L’appui à la justice transitionnelle est d’autant plus complexe qu’elle met en relation des auteurs de violations du droit en période de conflit qui réclament eux aussi la qualité de victimes, c’est le cas notamment des enfants soldats. Cette complexité apparaît également dans le traitement réservé aux anciens combattants au moment de leur réintégration dans la vie civile. Dans le cadre de son mandat, l’ONUCI a orienté son action d’appui à la mise en œuvre des mécanismes de justice transitionnelle en direction du traitement de la responsabilité des auteurs de crimes réprimés par le droit international humanitaire et le droit international des droits de l’homme (I.2.1), ainsi qu’en direction du traitement de la réparation des victimes (I.2.2)[17].
I.2.1- L’engagement de la responsabilité des auteurs de crimes
L’engagement de la responsabilité des individus concerne principalement la poursuite et la répression des auteurs de violations flagrante des droits de l’homme, mais elle s’étend également en raison du caractère interne du conflit ivoirien à toutes les formes de violations réprimées par le droit international. La nécessité de situer la responsabilité des auteurs de crimes après les conflits trouve son origine dans le Traité de Versailles qui inaugure le principe de la responsabilité pénale des individus, particulièrement l’article 227 qui rend l’empereur Guillaume II « coupable d’offense suprême à la moralité internationale et à l’autorité des traités » et prévoit la mise en place d’un tribunal spécial pour le juger, les articles 228 à 230 qui déterminent les crimes de guerre et le principe des poursuites contre les auteurs.
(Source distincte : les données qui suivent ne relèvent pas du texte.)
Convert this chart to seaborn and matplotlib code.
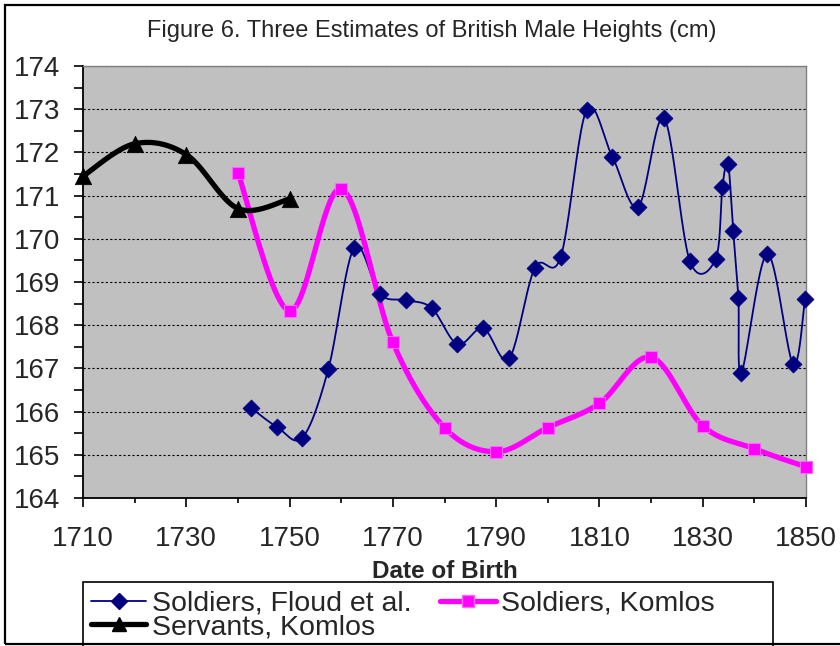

Ce principe de la responsabilité pénale individuelle a été enrichi par les résolutions 3 et 95 de l’Assemblée générale des Nations Unies des 13 février et 11 décembre 1946 qui reprend « les principes reconnus par le Statut du Tribunal de Nuremberg et les arrêts de ce tribunal », enfin ces principes ont inspiré les Conventions de Genève du 12 août 1949 et le Protocole I.
Ces normes ont aujourd’hui débordé le droit de la guerre pour intégrer le droit international général notamment le statut de la Cour Pénale internationale et l’article 58 des Articles de la Commission du Droit International qui préserve le cas de « la responsabilité individuelle d’après le droit international de toute personne qui agit pour le compte d’un Etat »[18].
La spécificité de certains conflits particulièrement violents a cependant relativisé la nécessité de procéder de manière systématique au traitement de la responsabilité pénale des individus, mis à part l’imprescriptibilité de certaines infractions commises en violation du jus cogens (génocide, crimes contre l’humanité, traitements cruels, inhumains et dégradants). Au point que se sont mis en place au sein des Etats, avec l’assistance de la communauté internationale plusieurs types de mécanismes qui ont permis de joindre à la nécessité du traitement de la responsabilité pénale des individus, le besoin de réconciliation nationale et de reconstruction du lien social au sein des Etats par d’autres moyens que ceux que met en œuvre la répression Judiciaire.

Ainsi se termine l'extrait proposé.